Concernant le processus, compte tenu du fait que les entreprises sont insérées dans des supply chains (SCs), que leur activité dépend de celle des autres membres de ces chaînes (sauf pour les entreprises qui sont totalement intégrées verticalement), l’innovation, quel que soit le type d’innovation recherché, ne peut plus se penser à l’échelle d’une seule entreprise, mais au niveau des SCs. La condition de réussite d’une innovation quelle qu’elle soit, est qu’elle s’insère dans le système d’offre délivrée par la SC. C’est encore plus vrai pour les innovations en logistique et SCM puisque les activités et processus logistiques, de même que le SCM, sont transverses, tant au niveau intra-organisationnel, qu’inter-organisationnel.
Notre article porte une attention particulière aux aspects inter-organisationnels du processus d’innovation en logistique et SCM, moins abordés que les aspects intra-organisationnels.
En adoptant une approche par les processus, les innovations en logistique et SCM peuvent être étudiées selon quatre catégories interdépendantes. La première concerne l’output vis-à-vis des clients, notamment les innovations de services logistiques (qui rétroagissent parfois sur les produits concernés par ces services). La deuxième concerne les innovations de réalisation (d’exécution) et sont relatives à la manière de prendre en charge et de faire circuler les flux au sein des SCs.
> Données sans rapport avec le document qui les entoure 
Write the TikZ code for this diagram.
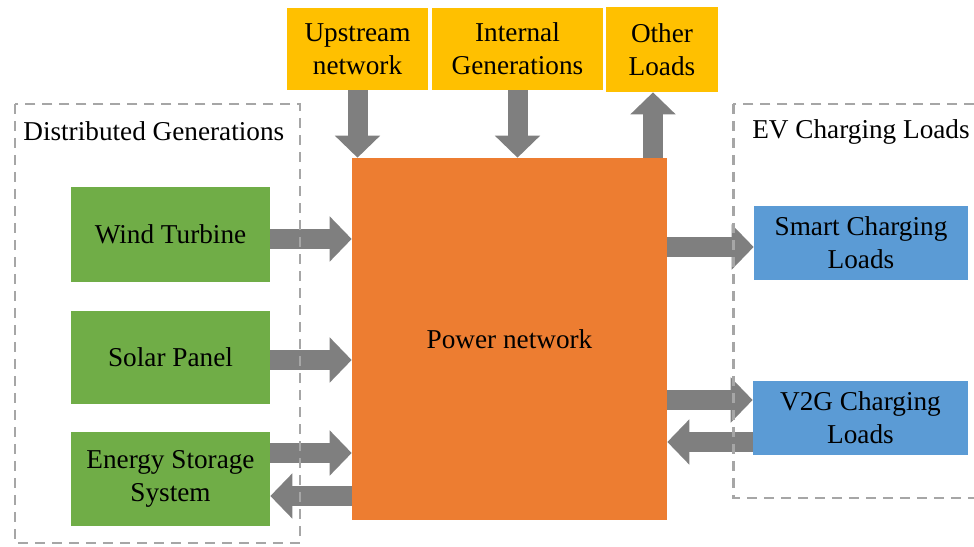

La troisième catégorie, intimement liée à la précédente, concerne les innovations en matière de support (soutien) au processus d’exécution, notamment pour s’assurer de la disponibilité, fiabilité et des performances des ressources nécessaires à la réalisation du service logistique, en cohérence avec l’output attendu. La dernière catégorie concerne les innovations en matière de pilotage, qui renouvellent la manière de piloter le processus logistique et les flux au sein des SCs. Elle renvoie plus aux systèmes d’information, de traçabilité, de mesure de performance, aux systèmes de prévision, voire de prédiction et, plus largement, d’aide à la décision en matière de logistique et de SCM.
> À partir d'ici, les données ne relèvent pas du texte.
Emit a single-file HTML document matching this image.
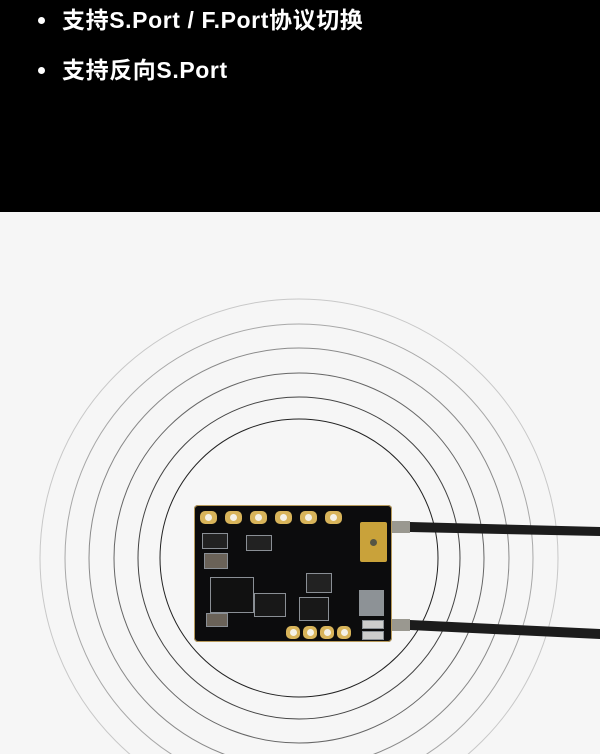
<!DOCTYPE html>
<html><head><meta charset="utf-8"><style>
html,body{margin:0;padding:0;overflow:hidden;width:600px;height:754px}
body{position:relative;background:#f6f6f6;font-family:"Liberation Sans","Noto Sans CJK SC",sans-serif}
.top{position:absolute;left:0;top:0;width:600px;height:212px;background:#000}
.t{position:absolute;left:62px;color:#fff;font-weight:bold;font-size:23px;white-space:nowrap;letter-spacing:0.6px;line-height:28px}
.b{position:absolute;left:38px;width:7px;height:7px;border-radius:50%;background:#fff}
.board{position:absolute;left:194px;top:505px;width:198px;height:137px;background:#0c0c0d;border-radius:4px;box-shadow:0 0 0 1px #b89a5a inset}
.pad{position:absolute;width:17px;height:13px;border-radius:5px;background:#d8b45a}
.pad:after{content:"";position:absolute;left:5px;top:3px;width:7px;height:7px;border-radius:50%;background:#f4f1e6}
.sp{width:14px}
.sp:after{left:4px}
.c{position:absolute;background:#333;border:1px solid #8a8f95}
svg{display:block}
</style></head><body>
<div class="top"></div>
<div class="b" style="top:17px"></div>
<div class="t" style="top:6px">支持S.Port / F.Port协议切换</div>
<div class="b" style="top:67px"></div>
<div class="t" style="top:56px">支持反向S.Port</div>
<svg style="position:absolute;left:0;top:212px;overflow:hidden" width="600" height="542">
<g fill="none" transform="translate(0,-212)">
<circle cx="299" cy="558" r="259" stroke="#c8c8c8" stroke-width="1"/>
<circle cx="299" cy="558" r="234" stroke="#a8a8a8" stroke-width="1"/>
<circle cx="299" cy="558" r="210" stroke="#8a8a8a" stroke-width="1"/>
<circle cx="299" cy="558" r="185" stroke="#666" stroke-width="1"/>
<circle cx="299" cy="558" r="161" stroke="#444" stroke-width="1"/>
<circle cx="299" cy="558" r="139" stroke="#222" stroke-width="1"/>
<polygon points="392,522 410,522 600,527 600,536 410,532 392,532" fill="#1c1c1c"/>
<polygon points="392,620 410,620 600,629 600,639 410,630 392,630" fill="#1c1c1c"/>
<rect x="392" y="521" width="18" height="12" fill="#9a9890"/>
<rect x="392" y="619" width="18" height="12" fill="#9a9890"/>
</g></svg>
<div class="board">
<div class="pad" style="left:6px;top:6px"></div>
<div class="pad" style="left:31px;top:6px"></div>
<div class="pad" style="left:56px;top:6px"></div>
<div class="pad" style="left:81px;top:6px"></div>
<div class="pad" style="left:106px;top:6px"></div>
<div class="pad" style="left:131px;top:6px"></div>
<div class="pad sp" style="left:92px;top:121px"></div>
<div class="pad sp" style="left:109px;top:121px"></div>
<div class="pad sp" style="left:126px;top:121px"></div>
<div class="pad sp" style="left:143px;top:121px"></div>
<div style="position:absolute;left:166px;top:17px;width:27px;height:40px;background:#c9a23a;border-radius:2px"></div>
<div style="position:absolute;left:176px;top:34px;width:7px;height:7px;border-radius:50%;background:#554"></div>
<div class="c" style="left:8px;top:28px;width:24px;height:14px;background:#222"></div>
<div class="c" style="left:10px;top:48px;width:22px;height:14px;background:#6a6258"></div>
<div class="c" style="left:16px;top:72px;width:42px;height:34px;background:#111"></div>
<div class="c" style="left:60px;top:88px;width:30px;height:22px;background:#181818"></div>
<div class="c" style="left:105px;top:92px;width:28px;height:22px;background:#181818"></div>
<div class="c" style="left:112px;top:68px;width:24px;height:18px;background:#222"></div>
<div class="c" style="left:52px;top:30px;width:24px;height:14px;background:#222"></div>
<div class="c" style="left:165px;top:85px;width:25px;height:26px;background:#8d9296;border:none"></div>
<div class="c" style="left:168px;top:115px;width:20px;height:7px;background:#ccc"></div>
<div class="c" style="left:168px;top:126px;width:20px;height:7px;background:#ccc"></div>
<div class="c" style="left:12px;top:108px;width:20px;height:12px;background:#6a6258"></div>
</div>
</body></html>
Une approche rétrospective dans le domaine de la logistique et du SCM permet de constater que l’innovation y a été permanente et ce depuis toujours. De nombreux facteurs poussent en effet les entreprises et les organisations à innover (au sens défini ci-dessus) : l’adoption de nouveaux outils ou de nouvelles technologies (qu’ils soient logistiques ou pas), la volonté de réduire les coûts ou d’améliorer les niveaux de services, la concurrence, la pression des clients ou de parties prenantes extérieures aux SCs, les exigences de développement durable, etc. Cependant, alors que jusque dans les années 2000, le processus d’innovation pouvait être qualifié de « chemin faisant », plus émergent que délibéré, l’innovation en logistique et SCM est actuellement plus systématiquement et délibérément recherchée dans certaines SCs. C’est néanmoins un processus incertain, risqué, dont les bénéfices sont difficiles à anticiper, et qui procure un avantage concurrentiel qui n’est parfois que de courte durée.
L’objectif de cet article est de donner des clés conceptuelles pour appréhender l’innovation en logistique et SCM, vue à la fois comme un résultat et comme un processus. C’est aussi, à la lumière de nombreux exemples et en mobilisant les résultats de recherches récentes, de donner des pistes de réflexion et d’action pour les managers impliqués dans de tels processus. Chacun des points discutés sera accompagné de la production d’outils synthétiques de type « grille de lecture », ainsi que d’illustrations pratiques et de réflexions issues de nos interactions avec des entreprises ou groupes d’entreprises engagés dans des processus d’innovation en logistique et SCM.
Cet article constitue une synthèse inédite de réflexions sur l’innovation en logistique et SCM en lien avec notre activité de recherche depuis le début de notre carrière, alimentées par les travaux du CRET-LOG, laboratoire spécialisé en logistique et SCM qui a toujours étudié les phénomènes émergents et les innovations de ce domaine.
Ces réflexions ont été particulièrement intenses depuis notre vice-présidence du Groupe opérationnel GO4 du PREDIT « Logistique et transport de marchandises » de septembre 2008 à décembre 2013. Elles ont été enrichies par notre expérience de directrice du CRET-LOG de janvier 2010 à mars 2019.
Ces réflexions ont aussi été stimulées par notre participation à plusieurs groupes de travail sur l’innovation en logistique et SCM avec des entreprises, notamment en 2015-2016 dans le cadre de l’ASLOG. Nous avons aussi participé ces dernières années à plusieurs jurys d’appels à projets innovants (API) en logistique et SCM avec des entreprises (ex : API d’IDEO en 2016), ou des associations d’entreprises (comme DEMETER : API 2013, 2015, 2018 et 2019).
Nous nous sommes aussi nourrie des travaux de nos doctorants qui ont travaillé sur l’innovation ou des innovations en logistique et SCM.